Brand advertising builds awareness, memory, and positive associations over time. It targets broad audiences, including people who are not currently in the market for your product. Activation advertising targets people who are already in the market and nudges them toward a specific action. Brand advertising creates demand. Activation advertising converts it. Both are necessary for sustainable commercial growth, but most businesses are significantly over-invested in activation at the expense of brand.
Why do activation campaigns stop working over time?
Activation campaigns typically plateau because they’ve saturated the available in-market audience. Once you’ve converted most of the people already disposed to buy from you, further optimisation produces diminishing returns. This is a reach problem, not an efficiency problem. The solution is investment in brand-building activity that grows the pool of people aware of and positively disposed toward you, which in turn refills the activation funnel over time.

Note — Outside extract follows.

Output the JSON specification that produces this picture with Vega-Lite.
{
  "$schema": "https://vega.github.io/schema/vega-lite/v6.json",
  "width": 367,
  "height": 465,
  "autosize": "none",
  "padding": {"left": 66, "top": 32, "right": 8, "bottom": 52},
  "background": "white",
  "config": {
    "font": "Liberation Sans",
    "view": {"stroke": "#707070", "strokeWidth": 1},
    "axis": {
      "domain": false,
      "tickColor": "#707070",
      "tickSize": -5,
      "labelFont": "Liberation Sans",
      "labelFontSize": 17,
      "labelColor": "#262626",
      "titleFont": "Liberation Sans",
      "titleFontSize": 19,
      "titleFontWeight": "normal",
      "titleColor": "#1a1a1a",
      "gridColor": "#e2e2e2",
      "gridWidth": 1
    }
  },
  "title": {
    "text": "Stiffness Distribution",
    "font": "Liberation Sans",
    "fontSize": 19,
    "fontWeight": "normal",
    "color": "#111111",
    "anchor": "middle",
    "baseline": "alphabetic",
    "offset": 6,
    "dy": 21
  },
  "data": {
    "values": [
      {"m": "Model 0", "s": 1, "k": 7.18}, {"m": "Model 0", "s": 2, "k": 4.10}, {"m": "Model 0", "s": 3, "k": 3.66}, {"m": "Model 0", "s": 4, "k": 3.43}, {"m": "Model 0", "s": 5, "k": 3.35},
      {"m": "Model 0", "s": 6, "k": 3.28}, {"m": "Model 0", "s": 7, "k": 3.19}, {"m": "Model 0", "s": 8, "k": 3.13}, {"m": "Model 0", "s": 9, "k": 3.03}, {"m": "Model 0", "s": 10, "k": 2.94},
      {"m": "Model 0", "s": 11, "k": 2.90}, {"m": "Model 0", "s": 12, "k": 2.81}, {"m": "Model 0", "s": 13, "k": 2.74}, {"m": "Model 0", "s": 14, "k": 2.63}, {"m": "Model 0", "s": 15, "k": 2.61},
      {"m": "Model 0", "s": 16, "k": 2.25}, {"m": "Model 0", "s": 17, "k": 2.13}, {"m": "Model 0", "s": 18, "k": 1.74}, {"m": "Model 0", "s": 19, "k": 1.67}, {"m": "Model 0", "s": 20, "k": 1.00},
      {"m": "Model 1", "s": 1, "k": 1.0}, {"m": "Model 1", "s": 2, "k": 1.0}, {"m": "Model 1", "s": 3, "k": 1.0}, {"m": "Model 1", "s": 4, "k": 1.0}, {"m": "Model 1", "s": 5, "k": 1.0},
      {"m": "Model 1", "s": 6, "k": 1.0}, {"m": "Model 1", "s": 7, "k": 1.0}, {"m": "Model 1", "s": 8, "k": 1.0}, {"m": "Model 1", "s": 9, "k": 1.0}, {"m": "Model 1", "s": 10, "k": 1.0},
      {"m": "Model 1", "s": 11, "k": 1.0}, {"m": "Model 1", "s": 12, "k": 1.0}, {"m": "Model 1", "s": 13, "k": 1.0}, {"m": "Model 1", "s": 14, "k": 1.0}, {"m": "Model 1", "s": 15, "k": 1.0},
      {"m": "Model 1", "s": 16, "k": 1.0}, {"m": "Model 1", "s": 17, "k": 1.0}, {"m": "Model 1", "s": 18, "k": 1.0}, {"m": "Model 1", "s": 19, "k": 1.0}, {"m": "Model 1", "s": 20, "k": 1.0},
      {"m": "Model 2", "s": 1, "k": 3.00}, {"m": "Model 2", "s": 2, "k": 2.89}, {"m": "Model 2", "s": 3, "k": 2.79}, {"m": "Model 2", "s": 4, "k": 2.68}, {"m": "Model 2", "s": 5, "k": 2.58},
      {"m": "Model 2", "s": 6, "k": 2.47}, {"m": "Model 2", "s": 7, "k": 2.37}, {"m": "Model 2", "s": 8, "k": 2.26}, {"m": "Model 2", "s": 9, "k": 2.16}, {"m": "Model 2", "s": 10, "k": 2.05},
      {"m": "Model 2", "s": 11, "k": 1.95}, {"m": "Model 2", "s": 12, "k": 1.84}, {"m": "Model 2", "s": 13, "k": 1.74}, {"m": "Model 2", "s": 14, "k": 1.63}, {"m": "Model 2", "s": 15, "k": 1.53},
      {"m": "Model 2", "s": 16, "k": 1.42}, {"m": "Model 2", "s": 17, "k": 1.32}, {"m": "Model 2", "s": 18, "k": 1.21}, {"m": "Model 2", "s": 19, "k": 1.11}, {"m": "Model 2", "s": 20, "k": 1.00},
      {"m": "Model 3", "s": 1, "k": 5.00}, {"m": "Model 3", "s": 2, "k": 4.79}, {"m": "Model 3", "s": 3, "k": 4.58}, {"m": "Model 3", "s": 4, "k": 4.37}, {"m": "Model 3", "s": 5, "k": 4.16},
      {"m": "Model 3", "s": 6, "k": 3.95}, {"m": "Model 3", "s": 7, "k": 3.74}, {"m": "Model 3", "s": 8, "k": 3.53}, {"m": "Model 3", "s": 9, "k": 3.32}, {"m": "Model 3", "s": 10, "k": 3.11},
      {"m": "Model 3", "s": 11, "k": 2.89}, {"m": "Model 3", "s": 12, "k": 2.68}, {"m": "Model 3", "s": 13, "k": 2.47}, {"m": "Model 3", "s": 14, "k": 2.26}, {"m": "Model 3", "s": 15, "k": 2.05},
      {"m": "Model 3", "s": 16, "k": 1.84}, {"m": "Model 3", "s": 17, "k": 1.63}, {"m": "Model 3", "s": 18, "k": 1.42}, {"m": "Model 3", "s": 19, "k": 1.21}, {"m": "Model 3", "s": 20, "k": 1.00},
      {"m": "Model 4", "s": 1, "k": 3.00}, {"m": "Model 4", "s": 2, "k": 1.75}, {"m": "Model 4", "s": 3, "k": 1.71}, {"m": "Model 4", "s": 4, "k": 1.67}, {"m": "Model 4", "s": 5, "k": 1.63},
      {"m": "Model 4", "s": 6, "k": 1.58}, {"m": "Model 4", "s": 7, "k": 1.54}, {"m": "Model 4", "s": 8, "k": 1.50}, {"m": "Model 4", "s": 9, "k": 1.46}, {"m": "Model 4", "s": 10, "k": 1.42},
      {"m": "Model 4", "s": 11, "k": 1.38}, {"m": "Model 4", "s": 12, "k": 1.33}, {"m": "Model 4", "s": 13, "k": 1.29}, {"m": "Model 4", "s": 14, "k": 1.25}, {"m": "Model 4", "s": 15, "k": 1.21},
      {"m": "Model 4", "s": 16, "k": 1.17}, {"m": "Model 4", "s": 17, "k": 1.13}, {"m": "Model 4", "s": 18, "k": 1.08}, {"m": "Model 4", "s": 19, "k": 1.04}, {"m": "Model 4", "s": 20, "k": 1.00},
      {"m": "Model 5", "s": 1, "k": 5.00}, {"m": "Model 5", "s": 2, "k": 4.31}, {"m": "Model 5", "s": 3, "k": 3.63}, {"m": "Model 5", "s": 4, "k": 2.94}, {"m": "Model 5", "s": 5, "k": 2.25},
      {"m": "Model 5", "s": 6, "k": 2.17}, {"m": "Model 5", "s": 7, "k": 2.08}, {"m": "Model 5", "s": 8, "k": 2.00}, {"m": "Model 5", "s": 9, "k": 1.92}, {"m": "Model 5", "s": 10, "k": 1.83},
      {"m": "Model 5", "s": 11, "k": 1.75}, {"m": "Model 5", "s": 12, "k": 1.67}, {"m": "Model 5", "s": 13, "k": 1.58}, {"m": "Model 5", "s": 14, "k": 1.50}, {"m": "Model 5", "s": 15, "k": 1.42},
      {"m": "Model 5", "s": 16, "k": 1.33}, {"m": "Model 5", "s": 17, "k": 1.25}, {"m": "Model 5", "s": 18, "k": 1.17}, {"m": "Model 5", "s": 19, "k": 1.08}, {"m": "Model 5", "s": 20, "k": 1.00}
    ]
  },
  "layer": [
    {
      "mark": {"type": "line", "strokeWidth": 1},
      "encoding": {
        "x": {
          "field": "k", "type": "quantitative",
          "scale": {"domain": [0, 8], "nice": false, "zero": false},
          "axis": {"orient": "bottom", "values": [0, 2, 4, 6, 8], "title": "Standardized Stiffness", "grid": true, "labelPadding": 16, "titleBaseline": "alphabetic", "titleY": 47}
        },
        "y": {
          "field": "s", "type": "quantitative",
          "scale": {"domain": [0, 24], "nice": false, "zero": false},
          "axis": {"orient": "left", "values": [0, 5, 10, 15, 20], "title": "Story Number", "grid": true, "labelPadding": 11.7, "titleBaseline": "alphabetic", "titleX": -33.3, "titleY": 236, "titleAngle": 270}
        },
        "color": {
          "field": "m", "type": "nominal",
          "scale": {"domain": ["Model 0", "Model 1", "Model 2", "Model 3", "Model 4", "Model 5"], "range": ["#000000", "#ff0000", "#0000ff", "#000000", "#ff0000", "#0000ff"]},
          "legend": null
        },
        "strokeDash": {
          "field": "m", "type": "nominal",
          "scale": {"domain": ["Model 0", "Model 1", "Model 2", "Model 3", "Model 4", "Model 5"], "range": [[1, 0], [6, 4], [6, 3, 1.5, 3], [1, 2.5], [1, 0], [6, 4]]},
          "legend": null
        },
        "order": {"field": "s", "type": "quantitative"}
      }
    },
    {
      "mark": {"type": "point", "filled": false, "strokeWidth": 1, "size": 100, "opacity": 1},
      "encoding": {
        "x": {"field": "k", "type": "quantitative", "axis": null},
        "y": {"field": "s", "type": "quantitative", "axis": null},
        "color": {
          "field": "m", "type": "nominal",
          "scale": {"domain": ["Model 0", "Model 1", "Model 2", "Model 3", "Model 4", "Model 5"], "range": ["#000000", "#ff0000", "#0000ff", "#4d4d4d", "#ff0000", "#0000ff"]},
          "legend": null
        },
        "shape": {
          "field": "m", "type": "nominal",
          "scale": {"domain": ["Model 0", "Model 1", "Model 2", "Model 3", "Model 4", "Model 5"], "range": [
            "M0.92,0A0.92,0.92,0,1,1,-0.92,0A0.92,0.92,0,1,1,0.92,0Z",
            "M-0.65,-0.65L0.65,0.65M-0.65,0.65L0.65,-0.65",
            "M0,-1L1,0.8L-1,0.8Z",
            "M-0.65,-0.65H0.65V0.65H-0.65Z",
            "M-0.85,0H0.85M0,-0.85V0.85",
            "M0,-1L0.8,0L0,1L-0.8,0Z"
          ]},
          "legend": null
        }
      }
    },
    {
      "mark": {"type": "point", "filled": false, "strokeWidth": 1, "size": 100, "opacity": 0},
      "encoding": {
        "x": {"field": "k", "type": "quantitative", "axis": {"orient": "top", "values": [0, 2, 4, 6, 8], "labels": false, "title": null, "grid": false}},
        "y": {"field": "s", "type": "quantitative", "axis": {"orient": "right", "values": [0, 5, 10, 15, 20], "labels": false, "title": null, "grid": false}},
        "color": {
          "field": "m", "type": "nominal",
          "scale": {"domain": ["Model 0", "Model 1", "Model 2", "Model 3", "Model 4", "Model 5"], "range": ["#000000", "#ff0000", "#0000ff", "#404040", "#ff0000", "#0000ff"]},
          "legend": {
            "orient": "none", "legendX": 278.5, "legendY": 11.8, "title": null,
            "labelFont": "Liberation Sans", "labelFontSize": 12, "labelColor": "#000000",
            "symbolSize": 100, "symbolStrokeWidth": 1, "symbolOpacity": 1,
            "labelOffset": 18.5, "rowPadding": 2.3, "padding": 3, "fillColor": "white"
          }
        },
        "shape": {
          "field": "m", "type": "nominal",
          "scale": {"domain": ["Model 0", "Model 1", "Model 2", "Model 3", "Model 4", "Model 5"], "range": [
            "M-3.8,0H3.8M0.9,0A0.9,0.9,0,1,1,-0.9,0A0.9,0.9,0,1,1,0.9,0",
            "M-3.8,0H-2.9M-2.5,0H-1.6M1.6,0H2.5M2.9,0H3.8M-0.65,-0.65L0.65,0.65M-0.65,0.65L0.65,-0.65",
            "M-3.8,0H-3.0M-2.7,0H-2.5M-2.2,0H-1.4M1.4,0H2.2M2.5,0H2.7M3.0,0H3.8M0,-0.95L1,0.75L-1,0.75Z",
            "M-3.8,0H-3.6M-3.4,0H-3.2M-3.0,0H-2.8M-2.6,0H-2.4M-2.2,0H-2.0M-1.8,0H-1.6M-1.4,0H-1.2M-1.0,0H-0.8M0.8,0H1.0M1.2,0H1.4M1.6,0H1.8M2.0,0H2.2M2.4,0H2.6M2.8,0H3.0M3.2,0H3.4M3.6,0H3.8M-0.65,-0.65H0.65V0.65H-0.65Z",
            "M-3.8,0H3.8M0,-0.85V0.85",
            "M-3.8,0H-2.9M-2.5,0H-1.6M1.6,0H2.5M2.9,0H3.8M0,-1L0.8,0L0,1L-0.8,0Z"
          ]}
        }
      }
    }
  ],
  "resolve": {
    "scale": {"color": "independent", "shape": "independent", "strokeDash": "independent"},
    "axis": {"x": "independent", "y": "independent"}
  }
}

How do you measure activation advertising accurately?
Accurate measurement of activation requires moving beyond last-click attribution, which systematically overstates the contribution of the final touchpoint. Incrementality testing, holdout experiments, and media mix modelling give a more honest picture of what activation is genuinely driving versus what would have happened anyway. Platform-reported metrics are a useful starting point but should not be taken at face value. Multiple platforms frequently claim credit for the same conversion.
What role does the website play in activation advertising performance?
The website is often the single biggest variable in activation performance and the most frequently overlooked. A technically sound paid search or social campaign will underperform if the landing page is slow, unclear, or misaligned with the ad message. Before scaling activation spend, businesses should audit their website for load speed, message clarity, call-to-action hierarchy, and alignment between ad creative and destination content. Fixing conversion infrastructure typically delivers faster returns than increasing media budget.